Task brief:
Reproduce the listing below exactly, minus its pictures.

Data block:
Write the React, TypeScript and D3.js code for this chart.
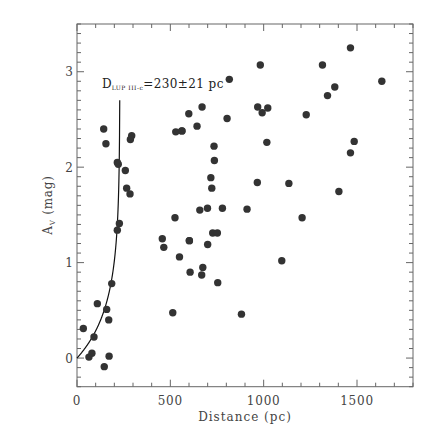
import React from "react";
import * as d3 from "d3";

const distances = [
  34, 91, 109, 159, 170, 186, 64, 80, 172, 146,
  143, 155, 216, 221, 259, 293, 286, 266, 284, 227, 216,
  529, 561, 525, 457, 465, 549, 602, 513,
  816, 599, 670, 563, 643, 804, 968, 992, 1022, 1017,
  734, 736, 717, 722, 966, 1135, 658, 699, 779, 911,
  727, 752, 602, 700, 674, 606, 668, 754, 1097, 881,
  1465, 1315, 1381, 1342, 1633, 1228, 1485, 1465, 982,
  1403, 1206,
];
const extinctions = [
  0.31, 0.22, 0.57, 0.51, 0.40, 0.78, 0.01, 0.05, 0.02, -0.09,
  2.40, 2.245, 2.05, 2.03, 1.965, 2.33, 2.29, 1.78, 1.72, 1.41, 1.34,
  2.37, 2.38, 1.47, 1.25, 1.16, 1.06, 1.23, 0.475,
  2.92, 2.56, 2.63, 2.38, 2.43, 2.51, 2.63, 2.57, 2.62, 2.26,
  2.22, 2.07, 1.89, 1.78, 1.84, 1.83, 1.55, 1.57, 1.57, 1.56,
  1.31, 1.31, 1.23, 1.19, 0.95, 0.90, 0.87, 0.79, 1.02, 0.46,
  3.25, 3.07, 2.84, 2.75, 2.90, 2.55, 2.27, 2.15, 3.07,
  1.745, 1.47,
];
const xTicks = [0, 500, 1000, 1500];
const yTicks = [0, 1, 2, 3];
const cloudDistance = 230;
const modelScale = 0.5;
const modelMaxAv = 2.7;

const W = 436, H = 436;
const L = 77, R = 413, T = 24, B = 386.7;
const font = "'DejaVu Serif', 'Liberation Serif', serif";

export default function App() {
  const x = d3.scaleLinear().domain([0, 1800]).range([L, R]);
  const y = d3.scaleLinear().domain([-0.3, 3.5]).range([B, T]);
  const axisColor = "#666";
  const textColor = "#444";

  const xMinor = d3.range(0, 1801, 100);
  const yMinor = d3.range(-3, 36).map((v) => v / 10);

  const dMax = cloudDistance * (1 - Math.exp(-modelMaxAv / modelScale));
  const curvePts: [number, number][] = d3
    .range(0, 201)
    .map((i) => {
      const d = (dMax * i) / 200;
      return [d, -modelScale * Math.log(1 - d / cloudDistance)] as [number, number];
    });
  const line = d3
    .line<[number, number]>()
    .x((p) => x(p[0]))
    .y((p) => y(p[1]));

  const points = distances.map((d, i) => ({ d, a: extinctions[i] }));

  return (
    <svg width={W} height={H} style={{ position: "absolute", left: 0, top: 0 }}>
      <rect x={0} y={0} width={W} height={H} fill="white" />
      {xMinor.map((v) => {
        const major = v % 500 === 0;
        const len = major ? 7 : 4;
        return (
          <g key={"xt" + v} stroke={axisColor} strokeWidth={1}>
            <line x1={x(v)} x2={x(v)} y1={B} y2={B - len} />
            <line x1={x(v)} x2={x(v)} y1={T} y2={T + len} />
          </g>
        );
      })}
      {yMinor.map((v) => {
        const major = Math.abs(v - Math.round(v)) < 1e-6;
        const len = major ? 7 : 4;
        return (
          <g key={"yt" + v} stroke={axisColor} strokeWidth={1}>
            <line x1={L} x2={L + len} y1={y(v)} y2={y(v)} />
            <line x1={R} x2={R - len} y1={y(v)} y2={y(v)} />
          </g>
        );
      })}
      <rect x={L} y={T} width={R - L} height={B - T} fill="none" stroke={axisColor} strokeWidth={1} />
      {xTicks.map((v) => (
        <text key={"xl" + v} x={x(v)} y={405} textAnchor="middle" fontFamily={font} fontSize={12} fill={textColor} letterSpacing={0.8}>
          {v}
        </text>
      ))}
      {yTicks.map((v) => (
        <text key={"yl" + v} x={73} y={y(v) + 4.5} textAnchor="end" fontFamily={font} fontSize={12} fill={textColor}>
          {v}
        </text>
      ))}
      <text x={245} y={421} textAnchor="middle" fontFamily={font} fontSize={12} fill={textColor} letterSpacing={1}>
        Distance (pc)
      </text>
      <text
        transform={`translate(52,205) rotate(-90)`}
        textAnchor="middle"
        fontFamily={font}
        fontSize={12}
        fill={textColor}
        letterSpacing={0.8}
      >
        A<tspan fontSize={7} dy={3}>V</tspan>
        <tspan dy={-3}> (mag)</tspan>
      </text>
      <path d={line(curvePts) || ""} fill="none" stroke="#111" strokeWidth={1.2} />
      <text x={102} y={88} fontFamily={font} fontSize={12} fill="#222">
        D<tspan fontSize={6} dy={1.5} letterSpacing={0.5}>LUP III-c</tspan>
        <tspan dy={-1.5} letterSpacing={0.4}>=230±21  pc</tspan>
      </text>
      {points.map((p, i) => (
        <circle key={i} cx={x(p.d)} cy={y(p.a)} r={3.7} fill="#333" />
      ))}
    </svg>
  );
}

Result of this task:
Write the React, TypeScript and D3.js code for this chart.
import React from "react";
import * as d3 from "d3";

const distances = [
  34, 91, 109, 159, 170, 186, 64, 80, 172, 146,
  143, 155, 216, 221, 259, 293, 286, 266, 284, 227, 216,
  529, 561, 525, 457, 465, 549, 602, 513,
  816, 599, 670, 563, 643, 804, 968, 992, 1022, 1017,
  734, 736, 717, 722, 966, 1135, 658, 699, 779, 911,
  727, 752, 602, 700, 674, 606, 668, 754, 1097, 881,
  1465, 1315, 1381, 1342, 1633, 1228, 1485, 1465, 982,
  1403, 1206,
];
const extinctions = [
  0.31, 0.22, 0.57, 0.51, 0.40, 0.78, 0.01, 0.05, 0.02, -0.09,
  2.40, 2.245, 2.05, 2.03, 1.965, 2.33, 2.29, 1.78, 1.72, 1.41, 1.34,
  2.37, 2.38, 1.47, 1.25, 1.16, 1.06, 1.23, 0.475,
  2.92, 2.56, 2.63, 2.38, 2.43, 2.51, 2.63, 2.57, 2.62, 2.26,
  2.22, 2.07, 1.89, 1.78, 1.84, 1.83, 1.55, 1.57, 1.57, 1.56,
  1.31, 1.31, 1.23, 1.19, 0.95, 0.90, 0.87, 0.79, 1.02, 0.46,
  3.25, 3.07, 2.84, 2.75, 2.90, 2.55, 2.27, 2.15, 3.07,
  1.745, 1.47,
];
const xTicks = [0, 500, 1000, 1500];
const yTicks = [0, 1, 2, 3];
const cloudDistance = 230;
const modelScale = 0.5;
const modelMaxAv = 2.7;

const W = 436, H = 436;
const L = 77, R = 413, T = 24, B = 386.7;
const font = "'DejaVu Serif', 'Liberation Serif', serif";

export default function App() {
  const x = d3.scaleLinear().domain([0, 1800]).range([L, R]);
  const y = d3.scaleLinear().domain([-0.3, 3.5]).range([B, T]);
  const axisColor = "#666";
  const textColor = "#444";

  const xMinor = d3.range(0, 1801, 100);
  const yMinor = d3.range(-3, 36).map((v) => v / 10);

  const dMax = cloudDistance * (1 - Math.exp(-modelMaxAv / modelScale));
  const curvePts: [number, number][] = d3
    .range(0, 201)
    .map((i) => {
      const d = (dMax * i) / 200;
      return [d, -modelScale * Math.log(1 - d / cloudDistance)] as [number, number];
    });
  const line = d3
    .line<[number, number]>()
    .x((p) => x(p[0]))
    .y((p) => y(p[1]));

  const points = distances.map((d, i) => ({ d, a: extinctions[i] }));

  return (
    <svg width={W} height={H} style={{ position: "absolute", left: 0, top: 0 }}>
      <rect x={0} y={0} width={W} height={H} fill="white" />
      {xMinor.map((v) => {
        const major = v % 500 === 0;
        const len = major ? 7 : 4;
        return (
          <g key={"xt" + v} stroke={axisColor} strokeWidth={1}>
            <line x1={x(v)} x2={x(v)} y1={B} y2={B - len} />
            <line x1={x(v)} x2={x(v)} y1={T} y2={T + len} />
          </g>
        );
      })}
      {yMinor.map((v) => {
        const major = Math.abs(v - Math.round(v)) < 1e-6;
        const len = major ? 7 : 4;
        return (
          <g key={"yt" + v} stroke={axisColor} strokeWidth={1}>
            <line x1={L} x2={L + len} y1={y(v)} y2={y(v)} />
            <line x1={R} x2={R - len} y1={y(v)} y2={y(v)} />
          </g>
        );
      })}
      <rect x={L} y={T} width={R - L} height={B - T} fill="none" stroke={axisColor} strokeWidth={1} />
      {xTicks.map((v) => (
        <text key={"xl" + v} x={x(v)} y={405} textAnchor="middle" fontFamily={font} fontSize={12} fill={textColor} letterSpacing={0.8}>
          {v}
        </text>
      ))}
      {yTicks.map((v) => (
        <text key={"yl" + v} x={73} y={y(v) + 4.5} textAnchor="end" fontFamily={font} fontSize={12} fill={textColor}>
          {v}
        </text>
      ))}
      <text x={245} y={421} textAnchor="middle" fontFamily={font} fontSize={12} fill={textColor} letterSpacing={1}>
        Distance (pc)
      </text>
      <text
        transform={`translate(52,205) rotate(-90)`}
        textAnchor="middle"
        fontFamily={font}
        fontSize={12}
        fill={textColor}
        letterSpacing={0.8}
      >
        A<tspan fontSize={7} dy={3}>V</tspan>
        <tspan dy={-3}> (mag)</tspan>
      </text>
      <path d={line(curvePts) || ""} fill="none" stroke="#111" strokeWidth={1.2} />
      <text x={102} y={88} fontFamily={font} fontSize={12} fill="#222">
        D<tspan fontSize={6} dy={1.5} letterSpacing={0.5}>LUP III-c</tspan>
        <tspan dy={-1.5} letterSpacing={0.4}>=230±21  pc</tspan>
      </text>
      {points.map((p, i) => (
        <circle key={i} cx={x(p.d)} cy={y(p.a)} r={3.7} fill="#333" />
      ))}
    </svg>
  );
}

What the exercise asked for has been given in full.